Repeat, exactly and only, the lines from the beginning of the data through the line with "ax.set_ylim(0, 93.7)". Pictures are left out.
---- Exercise inputs
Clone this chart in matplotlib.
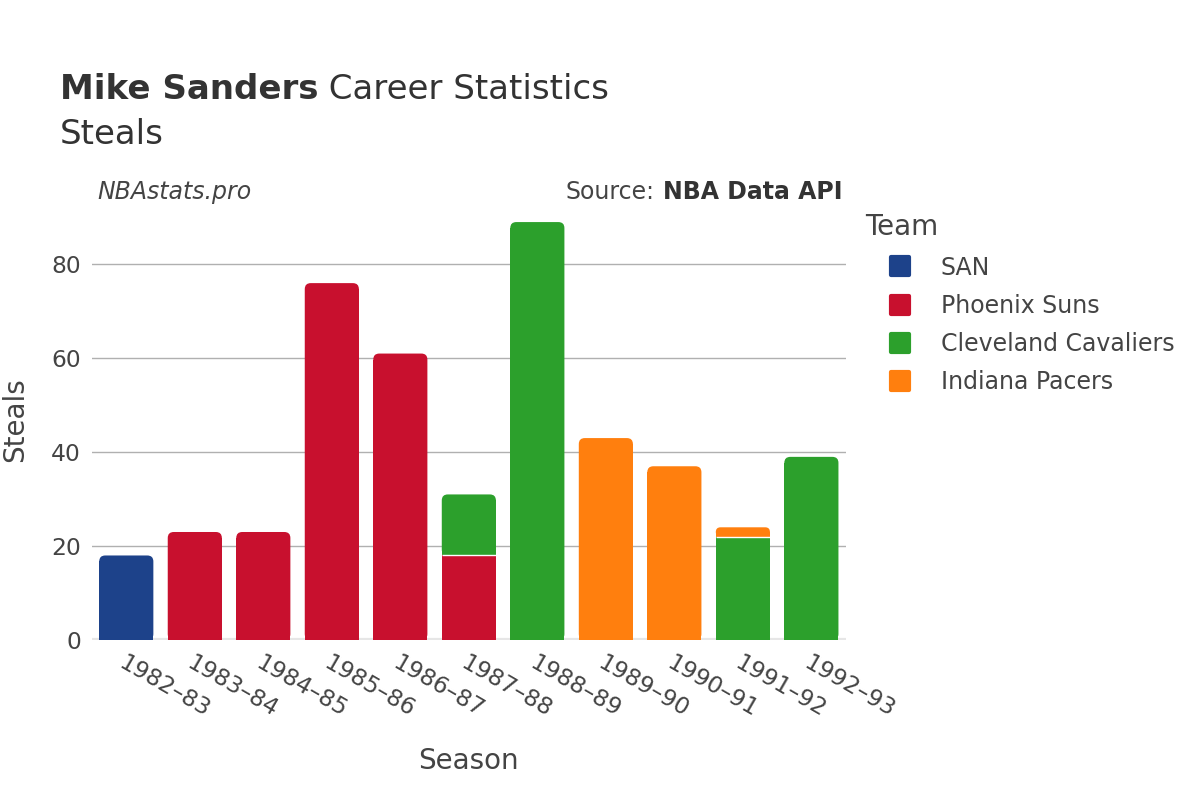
import numpy as np
import matplotlib.pyplot as plt
from matplotlib.lines import Line2D
from matplotlib.markers import MarkerStyle
from matplotlib.patches import FancyBboxPatch

seasons = ['1982–83', '1983–84', '1984–85', '1985–86', '1986–87', '1987–88',
           '1988–89', '1989–90', '1990–91', '1991–92', '1992–93']
teams = ['SAN', 'Phoenix Suns', 'Cleveland Cavaliers', 'Indiana Pacers']
colors = ['#1d428a', '#c8102e', '#2ca02c', '#ff7f0e']

# steals per team per season (stacked in team order)
san = [18, 0, 0, 0, 0, 0, 0, 0, 0, 0, 0]
phx = [0, 23, 23, 76, 61, 18, 0, 0, 0, 0, 0]
cle = [0, 0, 0, 0, 0, 13, 89, 0, 0, 22, 39]
ind = [0, 0, 0, 0, 0, 0, 0, 43, 37, 2, 0]
values = [san, phx, cle, ind]

text_col = '#444444'
plt.rcParams['font.family'] = ['DejaVu Sans']

fig = plt.figure(figsize=(12, 8), dpi=100)
ax = fig.add_axes([0.0767, 0.2, 0.628, 0.55])

x = np.arange(len(seasons))
ax.set_xlim(-0.5, len(seasons) - 0.5)
ax.set_ylim(0, 93.7)

# pixel size of one data unit, used for rounding the bar tops
p0 = ax.transData.transform((0, 0))
p1 = ax.transData.transform((1, 1))
px_x, px_y = p1 - p0
r_px = 6
rx = r_px / px_x
aspect = (r_px / px_y) / rx

totals = np.sum(values, axis=0)
bottom = np.zeros(len(seasons))
for team, col, vals in zip(teams, colors, values):
    vals = np.array(vals, dtype=float)
    bars = ax.bar(x, vals, width=0.79, bottom=bottom, color=col,
                  linewidth=0, zorder=3)
    for i, rect in enumerate(bars):
        h = vals[i]
        if h <= 0 or bottom[i] + h < totals[i]:
            continue
        # top of the stack: rounded corners on top
        bx, by, bw = rect.get_x(), rect.get_y(), rect.get_width()
        rs = min(rx, 0.5 * h / aspect)
        rect.set_height(max(h - rs * aspect, 0))
        ax.add_patch(FancyBboxPatch((bx, by), bw, h,
                                    boxstyle=f'round,pad=0,rounding_size={rs}',
                                    mutation_aspect=aspect, facecolor=col,
                                    linewidth=0, zorder=3))
    bottom += vals

# white separators between stacked segments
running = np.zeros(len(seasons))
for vals in values[:-1]:
    running += np.array(vals, dtype=float)
    for i in range(len(seasons)):
        if 0 < running[i] < totals[i]:
            ax.hlines(running[i], x[i] - 0.395, x[i] + 0.395, color='white',
                      linewidth=1, zorder=4)

ax.set_yticks([0, 20, 40, 60, 80])
ax.grid(axis='y', color='#b0b0b0', linewidth=1, zorder=0)
ax.axhline(0, color='#e6e6e6', linewidth=3, zorder=2)
for s in ax.spines.values():
    s.set_visible(False)
ax.tick_params(axis='both', length=0, labelsize=16.8, colors=text_col, pad=8)
ax.set_xticks(x)
ax.set_xticklabels(seasons, rotation=-30, ha='left', va='top', rotation_mode='anchor')
ax.tick_params(axis='x', pad=8)

ax.set_xlabel('Season', fontsize=20, color=text_col, labelpad=18)
ax.set_ylabel('Steals', fontsize=20, color=text_col)
ax.yaxis.set_label_coords(-0.083, 0.5)

t1 = fig.text(0.05, 0.868, 'Mike Sanders', fontsize=24.5, weight='bold',
              color='#333333', va='bottom')
ax.annotate(' Career Statistics', xy=(1, 0), xycoords=t1, fontsize=24.5,
            color='#333333', va='bottom', ha='left')
fig.text(0.05, 0.82, 'Steals', fontsize=24.5, color='#333333', va='baseline')
fig.text(0.081, 0.751, 'NBAstats.pro', fontsize=17, style='italic', color=text_col, va='baseline')
t2 = fig.text(0.702, 0.751, 'NBA Data API', fontsize=17, weight='bold', color='#333333',
              va='baseline', ha='right')
ax.annotate('Source:', xy=(0, 0), xycoords=t2, xytext=(-6, 0), textcoords='offset points',
            fontsize=17, color=text_col, va='bottom', ha='right')

mk = MarkerStyle('s', joinstyle='round')
handles = [Line2D([], [], marker=mk, linestyle='none', markersize=13,
                  markeredgewidth=3, markerfacecolor=c, markeredgecolor=c) for c in colors]
leg = fig.legend(handles, teams, loc='upper left', bbox_to_anchor=(0.713, 0.745),
                 frameon=False, fontsize=17, title='Team', title_fontsize=20,
                 labelcolor=text_col, handlelength=3.0, handletextpad=0.2,
                 labelspacing=0.6, borderaxespad=0)
leg._legend_box.align = 'left'
leg.get_title().set_color(text_col)

fig.savefig('out.png', dpi=100)
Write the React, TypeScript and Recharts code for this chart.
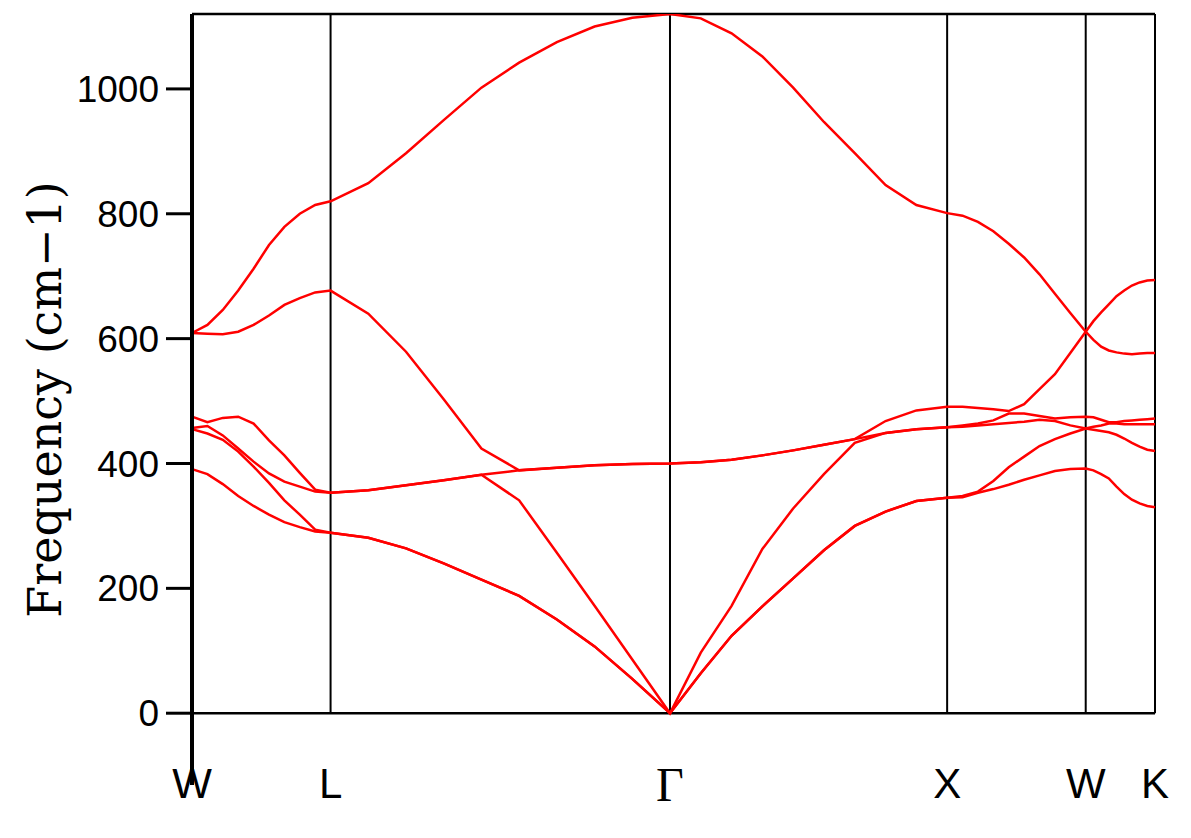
import React from 'react';
import { LineChart, Line, XAxis, YAxis, ReferenceLine, Label } from 'recharts';

// path coordinate (W-L-Γ-X-W-K), 9 intervals per segment
const kPath = [
  0, 0.0556, 0.1111, 0.1667, 0.2222, 0.2778, 0.3333, 0.3889, 0.4444, 0.5,
  0.6361, 0.7722, 0.9082, 1.0443, 1.1804, 1.3165, 1.4526, 1.5886, 1.7247,
  1.8358, 1.9469, 2.058, 2.1691, 2.2802, 2.3914, 2.5025, 2.6136, 2.7247,
  2.7803, 2.8358, 2.8914, 2.9469, 3.0025, 3.058, 3.1136, 3.1691, 3.2247,
  3.2525, 3.2803, 3.308, 3.3358, 3.3636, 3.3914, 3.4191, 3.4469, 3.4747,
];

const band1 = [
  391, 383, 367, 348, 332, 318, 306, 298, 291, 289,
  281, 264, 240, 214, 188, 150, 107, 55, 0,
  64, 124, 171, 216, 261, 300, 323, 340, 345,
  346, 353, 359, 366, 374, 381, 388, 391, 392,
  389, 383, 376, 363, 351, 342, 336, 332, 330,
];
const band2 = [
  455, 448, 438, 419, 395, 369, 341, 318, 294, 289,
  281, 264, 240, 214, 188, 150, 107, 55, 0,
  64, 124, 171, 216, 261, 300, 323, 340, 345,
  348, 355, 372, 394, 411, 428, 439, 448, 456,
  454, 452, 450, 446, 440, 433, 427, 422, 420,
];
const band3 = [
  457, 460, 445, 424, 403, 384, 371, 363, 355, 353,
  357, 365, 373, 382, 341, 257, 172, 86, 0,
  97, 172, 263, 328, 383, 433, 449, 455, 458,
  459, 461, 463, 465, 467, 470, 468, 461, 456,
  459, 461, 464, 464, 463, 463, 463, 463, 463,
];
const band4 = [
  475, 466, 473, 475, 464, 437, 413, 385, 358, 353,
  357, 365, 373, 382, 389, 393, 397, 399, 400,
  402, 406, 413, 421, 430, 439, 449, 455, 458,
  461, 464, 469, 480, 480, 476, 472, 474, 475,
  474, 470, 466, 466, 468, 469, 470, 471, 472,
];
const band5 = [
  609, 608, 607, 611, 622, 637, 654, 665, 674, 677,
  640, 579, 503, 424, 389, 393, 397, 399, 400,
  402, 406, 413, 421, 430, 439, 468, 485, 491,
  491, 489, 487, 484, 495, 519, 543, 577, 611,
  598, 587, 581, 578, 576, 575, 576, 577, 577,
];
const band6 = [
  609, 622, 646, 677, 712, 750, 779, 800, 814, 820,
  849, 897, 950, 1002, 1042, 1075, 1100, 1114, 1120,
  1113, 1089, 1052, 1002, 947, 897, 846, 814, 801,
  797, 787, 772, 752, 730, 703, 672, 641, 611,
  628, 642, 655, 668, 677, 685, 690, 693, 694,
];

const symK = [0, 0.5, 1.7247, 2.7247, 3.2247, 3.4747];
const symLabels = ['W', 'L', 'Γ', 'X', 'W', 'K'];
const freqTicks = [0, 200, 400, 600, 800, 1000];
const freqMin = -115;
const freqMax = 1120;
const bandKeys = ['b1', 'b2', 'b3', 'b4', 'b5', 'b6'];
const bands = [band1, band2, band3, band4, band5, band6];

const rows = kPath.map((k, i) => {
  const row: Record<string, number> = { k };
  bands.forEach((b, j) => {
    row[bandKeys[j]] = b[i];
  });
  return row;
});

const SymTick = (props: any) => {
  const { x, y, payload } = props;
  const i = symK.findIndex((v) => Math.abs(v - payload.value) < 1e-6);
  const label = i >= 0 ? symLabels[i] : '';
  const greek = label === 'Γ';
  return (
    <text
      x={x}
      y={y}
      dy={greek ? 16 : 13}
      textAnchor="middle"
      fill="#000"
      fontFamily={greek ? '"Liberation Serif", "Times New Roman", serif' : '"Liberation Sans", Arial, sans-serif'}
      fontSize={greek ? 48 : 42}
    >
      {label}
    </text>
  );
};

const YLabel = (props: any) => {
  const vb = props.viewBox || { x: 0, y: 14, width: 192, height: 771 };
  const cx = vb.x + 45;
  const cy = vb.y + vb.height / 2;
  return (
    <text
      x={cx}
      y={cy}
      transform={`rotate(-90 ${cx} ${cy})`}
      textAnchor="middle"
      dominantBaseline="central"
      fill="#000"
      fontFamily='"DejaVu Serif", serif'
      fontSize={46}
    >
      Frequency (cm−1)
    </text>
  );
};

export default function App() {
  return (
    <div style={{ position: 'absolute', left: 0, top: 0, width: 1191, height: 838, background: '#fff' }}>
      <LineChart width={1191} height={838} data={rows} margin={{ top: 14, right: 36, bottom: 0, left: 0 }}>
        <XAxis
          dataKey="k"
          type="number"
          domain={[0, symK[symK.length - 1]]}
          ticks={symK}
          interval={0}
          axisLine={false}
          tickLine={false}
          tickSize={0}
          tickMargin={0}
          height={53}
          tick={<SymTick />}
        />
        <YAxis
          type="number"
          domain={[freqMin, freqMax]}
          ticks={freqTicks}
          interval={0}
          allowDataOverflow
          width={192}
          axisLine={{ stroke: '#000', strokeWidth: 4 }}
          tickLine={{ stroke: '#000', strokeWidth: 3 }}
          tickSize={26}
          tickMargin={7}
          tick={{ fill: '#000', fontSize: 37, fontFamily: '"Liberation Sans", Arial, sans-serif' }}
        >
          <Label content={<YLabel />} />
        </YAxis>
        <ReferenceLine y={0} stroke="#000" strokeWidth={2.5} />
        <ReferenceLine
          segment={[
            { x: symK[0], y: freqMax },
            { x: symK[symK.length - 1], y: freqMax },
          ]}
          stroke="#000"
          strokeWidth={2.5}
        />
        {symK.slice(1).map((kv, i) => (
          <ReferenceLine
            key={'v' + i}
            segment={[
              { x: kv, y: 0 },
              { x: kv, y: freqMax },
            ]}
            stroke="#000"
            strokeWidth={2}
          />
        ))}
        {bandKeys.map((key) => (
          <Line
            key={key}
            dataKey={key}
            type="linear"
            stroke="#ff0000"
            strokeWidth={2.5}
            dot={false}
            activeDot={false}
            isAnimationActive={false}
          />
        ))}
      </LineChart>
    </div>
  );
}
--------
▸ Exercise answer
Clone this chart in matplotlib.
import numpy as np
import matplotlib.pyplot as plt
from matplotlib.lines import Line2D
from matplotlib.markers import MarkerStyle
from matplotlib.patches import FancyBboxPatch

seasons = ['1982–83', '1983–84', '1984–85', '1985–86', '1986–87', '1987–88',
           '1988–89', '1989–90', '1990–91', '1991–92', '1992–93']
teams = ['SAN', 'Phoenix Suns', 'Cleveland Cavaliers', 'Indiana Pacers']
colors = ['#1d428a', '#c8102e', '#2ca02c', '#ff7f0e']

# steals per team per season (stacked in team order)
san = [18, 0, 0, 0, 0, 0, 0, 0, 0, 0, 0]
phx = [0, 23, 23, 76, 61, 18, 0, 0, 0, 0, 0]
cle = [0, 0, 0, 0, 0, 13, 89, 0, 0, 22, 39]
ind = [0, 0, 0, 0, 0, 0, 0, 43, 37, 2, 0]
values = [san, phx, cle, ind]

text_col = '#444444'
plt.rcParams['font.family'] = ['DejaVu Sans']

fig = plt.figure(figsize=(12, 8), dpi=100)
ax = fig.add_axes([0.0767, 0.2, 0.628, 0.55])

x = np.arange(len(seasons))
ax.set_xlim(-0.5, len(seasons) - 0.5)
ax.set_ylim(0, 93.7)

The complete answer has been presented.